▶ _DATASET CONTENT_:

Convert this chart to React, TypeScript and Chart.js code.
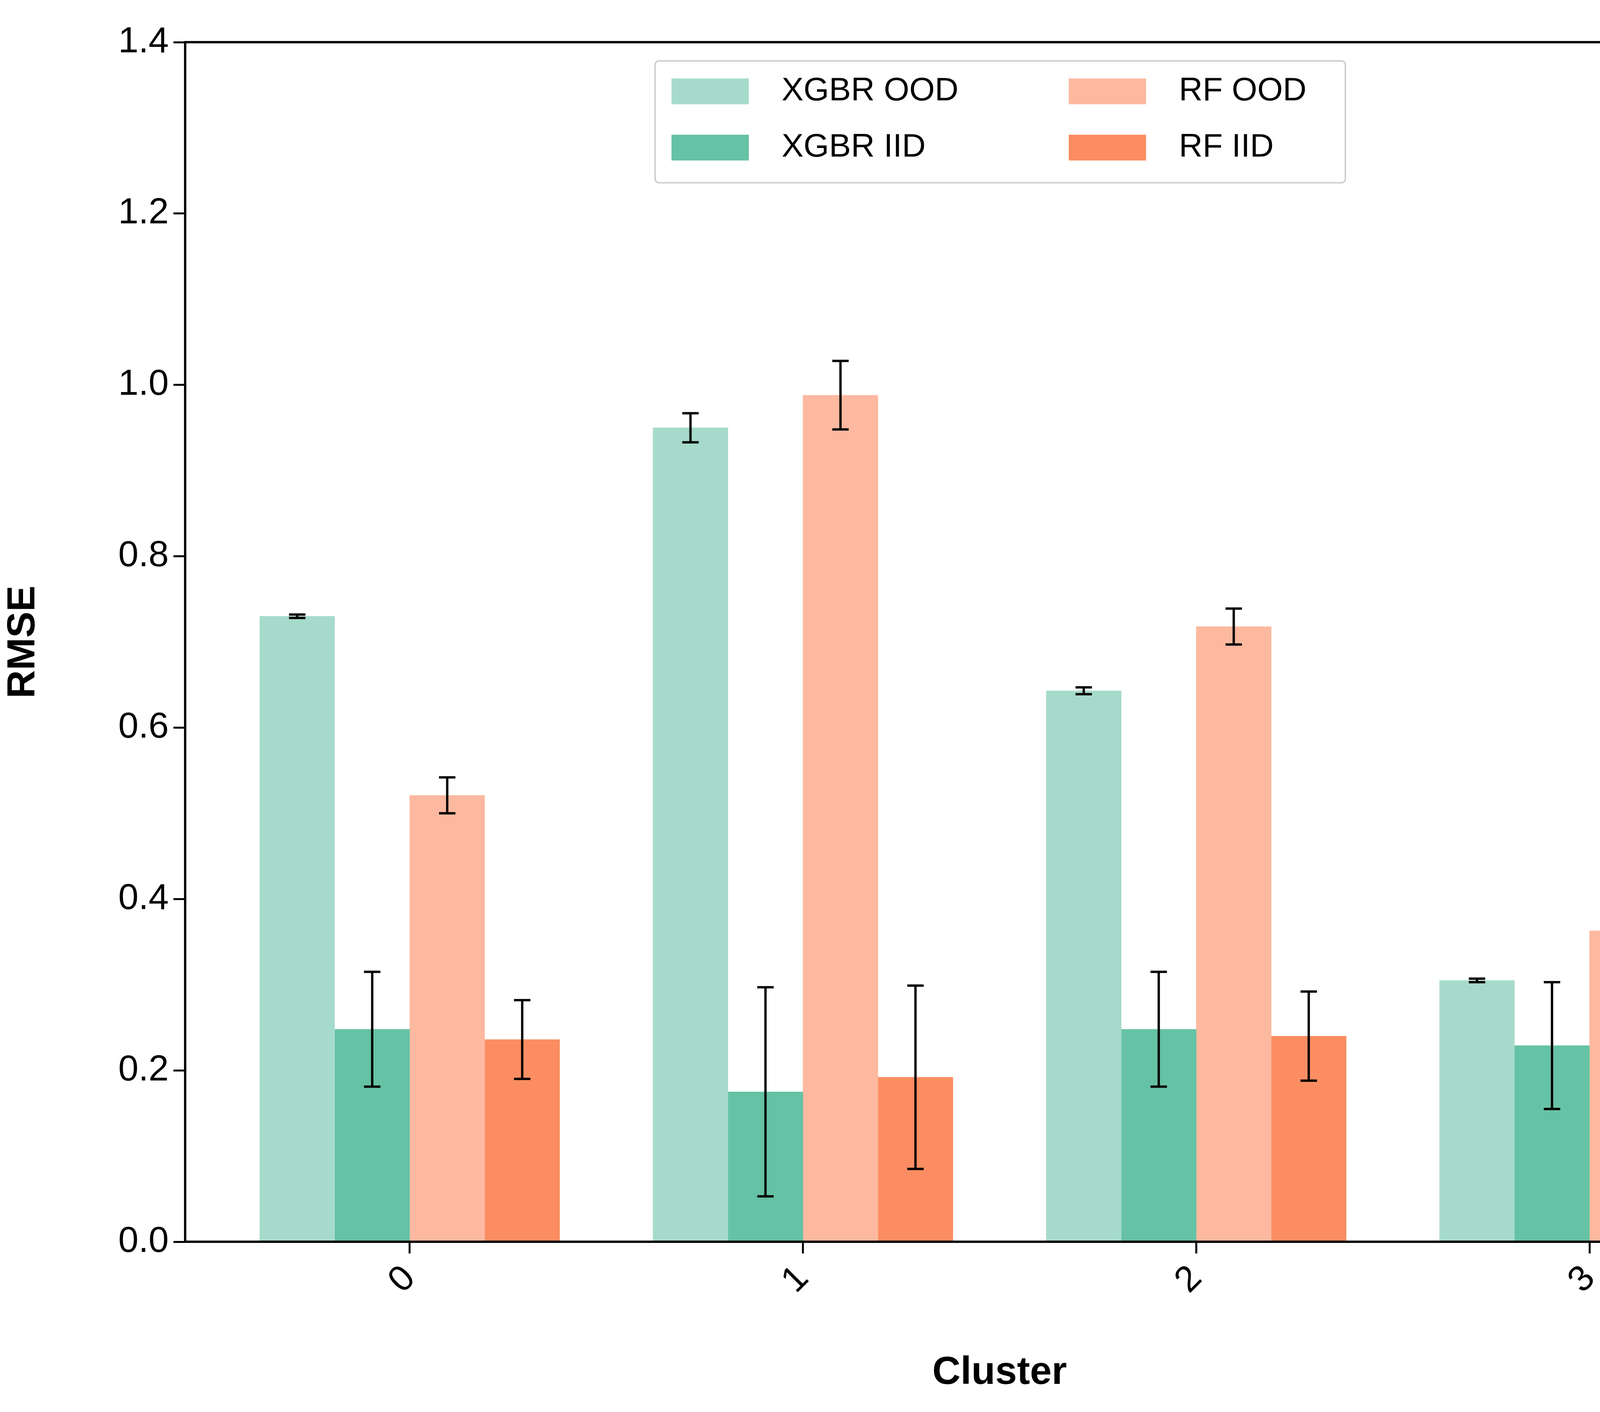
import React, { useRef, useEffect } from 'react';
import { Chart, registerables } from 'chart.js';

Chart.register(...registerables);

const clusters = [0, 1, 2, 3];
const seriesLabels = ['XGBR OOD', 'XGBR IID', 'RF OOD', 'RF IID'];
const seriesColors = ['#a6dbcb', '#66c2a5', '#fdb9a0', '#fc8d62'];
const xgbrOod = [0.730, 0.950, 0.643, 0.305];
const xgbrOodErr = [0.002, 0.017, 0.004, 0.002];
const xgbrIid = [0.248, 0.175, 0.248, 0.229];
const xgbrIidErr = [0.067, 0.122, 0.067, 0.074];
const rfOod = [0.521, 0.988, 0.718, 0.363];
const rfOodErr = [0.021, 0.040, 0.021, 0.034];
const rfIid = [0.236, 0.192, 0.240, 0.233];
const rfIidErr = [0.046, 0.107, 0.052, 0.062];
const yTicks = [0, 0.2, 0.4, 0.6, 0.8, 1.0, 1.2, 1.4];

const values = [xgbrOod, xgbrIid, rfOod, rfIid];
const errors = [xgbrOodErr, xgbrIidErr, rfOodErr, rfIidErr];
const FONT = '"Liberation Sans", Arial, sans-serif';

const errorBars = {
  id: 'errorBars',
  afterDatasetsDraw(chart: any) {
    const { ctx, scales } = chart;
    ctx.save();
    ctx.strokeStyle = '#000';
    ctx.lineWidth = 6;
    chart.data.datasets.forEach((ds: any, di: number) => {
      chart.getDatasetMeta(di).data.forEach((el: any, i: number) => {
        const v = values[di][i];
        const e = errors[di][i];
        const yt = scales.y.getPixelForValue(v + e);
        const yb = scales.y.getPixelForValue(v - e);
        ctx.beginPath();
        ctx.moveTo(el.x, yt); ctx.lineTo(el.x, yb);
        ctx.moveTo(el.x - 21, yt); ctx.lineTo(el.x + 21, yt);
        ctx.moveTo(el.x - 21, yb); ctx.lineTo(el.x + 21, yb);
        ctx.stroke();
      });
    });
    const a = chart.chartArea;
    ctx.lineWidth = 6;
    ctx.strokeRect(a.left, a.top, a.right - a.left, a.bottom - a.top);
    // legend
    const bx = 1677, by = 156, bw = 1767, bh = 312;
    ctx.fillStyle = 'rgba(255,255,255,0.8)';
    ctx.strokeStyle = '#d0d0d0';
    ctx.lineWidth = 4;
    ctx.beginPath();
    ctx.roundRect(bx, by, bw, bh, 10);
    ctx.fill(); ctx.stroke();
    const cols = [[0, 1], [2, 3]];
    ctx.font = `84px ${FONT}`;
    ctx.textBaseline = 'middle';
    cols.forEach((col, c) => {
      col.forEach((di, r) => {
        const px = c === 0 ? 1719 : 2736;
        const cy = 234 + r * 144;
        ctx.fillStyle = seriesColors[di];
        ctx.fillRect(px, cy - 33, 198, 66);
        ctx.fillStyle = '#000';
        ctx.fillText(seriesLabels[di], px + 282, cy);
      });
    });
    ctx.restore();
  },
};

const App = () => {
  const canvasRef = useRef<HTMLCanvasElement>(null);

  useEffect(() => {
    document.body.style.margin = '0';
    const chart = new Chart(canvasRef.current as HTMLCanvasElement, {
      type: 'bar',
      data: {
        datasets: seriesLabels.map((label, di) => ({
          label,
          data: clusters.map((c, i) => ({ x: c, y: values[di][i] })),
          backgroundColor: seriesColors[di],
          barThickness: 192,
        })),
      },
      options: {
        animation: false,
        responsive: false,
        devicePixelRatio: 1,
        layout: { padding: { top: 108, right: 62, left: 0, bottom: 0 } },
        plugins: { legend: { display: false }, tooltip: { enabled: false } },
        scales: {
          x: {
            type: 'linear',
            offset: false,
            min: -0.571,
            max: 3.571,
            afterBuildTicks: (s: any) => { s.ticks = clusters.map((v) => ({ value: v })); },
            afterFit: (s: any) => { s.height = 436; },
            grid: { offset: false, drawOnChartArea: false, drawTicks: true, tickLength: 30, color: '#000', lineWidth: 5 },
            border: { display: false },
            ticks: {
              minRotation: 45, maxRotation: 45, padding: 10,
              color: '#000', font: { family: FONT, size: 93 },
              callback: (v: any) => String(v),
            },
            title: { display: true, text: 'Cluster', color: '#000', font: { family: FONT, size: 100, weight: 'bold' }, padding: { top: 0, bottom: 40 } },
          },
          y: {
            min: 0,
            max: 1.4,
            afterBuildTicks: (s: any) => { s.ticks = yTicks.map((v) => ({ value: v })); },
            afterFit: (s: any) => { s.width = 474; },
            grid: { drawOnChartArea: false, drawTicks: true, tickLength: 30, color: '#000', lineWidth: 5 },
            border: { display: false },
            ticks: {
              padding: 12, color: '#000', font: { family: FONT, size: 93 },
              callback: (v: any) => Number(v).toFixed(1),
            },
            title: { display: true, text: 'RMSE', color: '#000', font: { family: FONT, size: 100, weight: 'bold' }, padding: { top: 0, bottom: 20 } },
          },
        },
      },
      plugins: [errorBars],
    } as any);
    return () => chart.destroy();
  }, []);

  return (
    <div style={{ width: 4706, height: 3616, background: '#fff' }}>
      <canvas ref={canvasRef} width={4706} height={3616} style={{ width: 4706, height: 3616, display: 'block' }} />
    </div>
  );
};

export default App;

▶ _REQUIREMENT_:
Print the listing above in full, exactly as written. Omit any pictures.

▶ _RESPONSE TO THIS TASK_:
Convert this chart to React, TypeScript and Chart.js code.
import React, { useRef, useEffect } from 'react';
import { Chart, registerables } from 'chart.js';

Chart.register(...registerables);

const clusters = [0, 1, 2, 3];
const seriesLabels = ['XGBR OOD', 'XGBR IID', 'RF OOD', 'RF IID'];
const seriesColors = ['#a6dbcb', '#66c2a5', '#fdb9a0', '#fc8d62'];
const xgbrOod = [0.730, 0.950, 0.643, 0.305];
const xgbrOodErr = [0.002, 0.017, 0.004, 0.002];
const xgbrIid = [0.248, 0.175, 0.248, 0.229];
const xgbrIidErr = [0.067, 0.122, 0.067, 0.074];
const rfOod = [0.521, 0.988, 0.718, 0.363];
const rfOodErr = [0.021, 0.040, 0.021, 0.034];
const rfIid = [0.236, 0.192, 0.240, 0.233];
const rfIidErr = [0.046, 0.107, 0.052, 0.062];
const yTicks = [0, 0.2, 0.4, 0.6, 0.8, 1.0, 1.2, 1.4];

const values = [xgbrOod, xgbrIid, rfOod, rfIid];
const errors = [xgbrOodErr, xgbrIidErr, rfOodErr, rfIidErr];
const FONT = '"Liberation Sans", Arial, sans-serif';

const errorBars = {
  id: 'errorBars',
  afterDatasetsDraw(chart: any) {
    const { ctx, scales } = chart;
    ctx.save();
    ctx.strokeStyle = '#000';
    ctx.lineWidth = 6;
    chart.data.datasets.forEach((ds: any, di: number) => {
      chart.getDatasetMeta(di).data.forEach((el: any, i: number) => {
        const v = values[di][i];
        const e = errors[di][i];
        const yt = scales.y.getPixelForValue(v + e);
        const yb = scales.y.getPixelForValue(v - e);
        ctx.beginPath();
        ctx.moveTo(el.x, yt); ctx.lineTo(el.x, yb);
        ctx.moveTo(el.x - 21, yt); ctx.lineTo(el.x + 21, yt);
        ctx.moveTo(el.x - 21, yb); ctx.lineTo(el.x + 21, yb);
        ctx.stroke();
      });
    });
    const a = chart.chartArea;
    ctx.lineWidth = 6;
    ctx.strokeRect(a.left, a.top, a.right - a.left, a.bottom - a.top);
    // legend
    const bx = 1677, by = 156, bw = 1767, bh = 312;
    ctx.fillStyle = 'rgba(255,255,255,0.8)';
    ctx.strokeStyle = '#d0d0d0';
    ctx.lineWidth = 4;
    ctx.beginPath();
    ctx.roundRect(bx, by, bw, bh, 10);
    ctx.fill(); ctx.stroke();
    const cols = [[0, 1], [2, 3]];
    ctx.font = `84px ${FONT}`;
    ctx.textBaseline = 'middle';
    cols.forEach((col, c) => {
      col.forEach((di, r) => {
        const px = c === 0 ? 1719 : 2736;
        const cy = 234 + r * 144;
        ctx.fillStyle = seriesColors[di];
        ctx.fillRect(px, cy - 33, 198, 66);
        ctx.fillStyle = '#000';
        ctx.fillText(seriesLabels[di], px + 282, cy);
      });
    });
    ctx.restore();
  },
};

const App = () => {
  const canvasRef = useRef<HTMLCanvasElement>(null);

  useEffect(() => {
    document.body.style.margin = '0';
    const chart = new Chart(canvasRef.current as HTMLCanvasElement, {
      type: 'bar',
      data: {
        datasets: seriesLabels.map((label, di) => ({
          label,
          data: clusters.map((c, i) => ({ x: c, y: values[di][i] })),
          backgroundColor: seriesColors[di],
          barThickness: 192,
        })),
      },
      options: {
        animation: false,
        responsive: false,
        devicePixelRatio: 1,
        layout: { padding: { top: 108, right: 62, left: 0, bottom: 0 } },
        plugins: { legend: { display: false }, tooltip: { enabled: false } },
        scales: {
          x: {
            type: 'linear',
            offset: false,
            min: -0.571,
            max: 3.571,
            afterBuildTicks: (s: any) => { s.ticks = clusters.map((v) => ({ value: v })); },
            afterFit: (s: any) => { s.height = 436; },
            grid: { offset: false, drawOnChartArea: false, drawTicks: true, tickLength: 30, color: '#000', lineWidth: 5 },
            border: { display: false },
            ticks: {
              minRotation: 45, maxRotation: 45, padding: 10,
              color: '#000', font: { family: FONT, size: 93 },
              callback: (v: any) => String(v),
            },
            title: { display: true, text: 'Cluster', color: '#000', font: { family: FONT, size: 100, weight: 'bold' }, padding: { top: 0, bottom: 40 } },
          },
          y: {
            min: 0,
            max: 1.4,
            afterBuildTicks: (s: any) => { s.ticks = yTicks.map((v) => ({ value: v })); },
            afterFit: (s: any) => { s.width = 474; },
            grid: { drawOnChartArea: false, drawTicks: true, tickLength: 30, color: '#000', lineWidth: 5 },
            border: { display: false },
            ticks: {
              padding: 12, color: '#000', font: { family: FONT, size: 93 },
              callback: (v: any) => Number(v).toFixed(1),
            },
            title: { display: true, text: 'RMSE', color: '#000', font: { family: FONT, size: 100, weight: 'bold' }, padding: { top: 0, bottom: 20 } },
          },
        },
      },
      plugins: [errorBars],
    } as any);
    return () => chart.destroy();
  }, []);

  return (
    <div style={{ width: 4706, height: 3616, background: '#fff' }}>
      <canvas ref={canvasRef} width={4706} height={3616} style={{ width: 4706, height: 3616, display: 'block' }} />
    </div>
  );
};

export default App;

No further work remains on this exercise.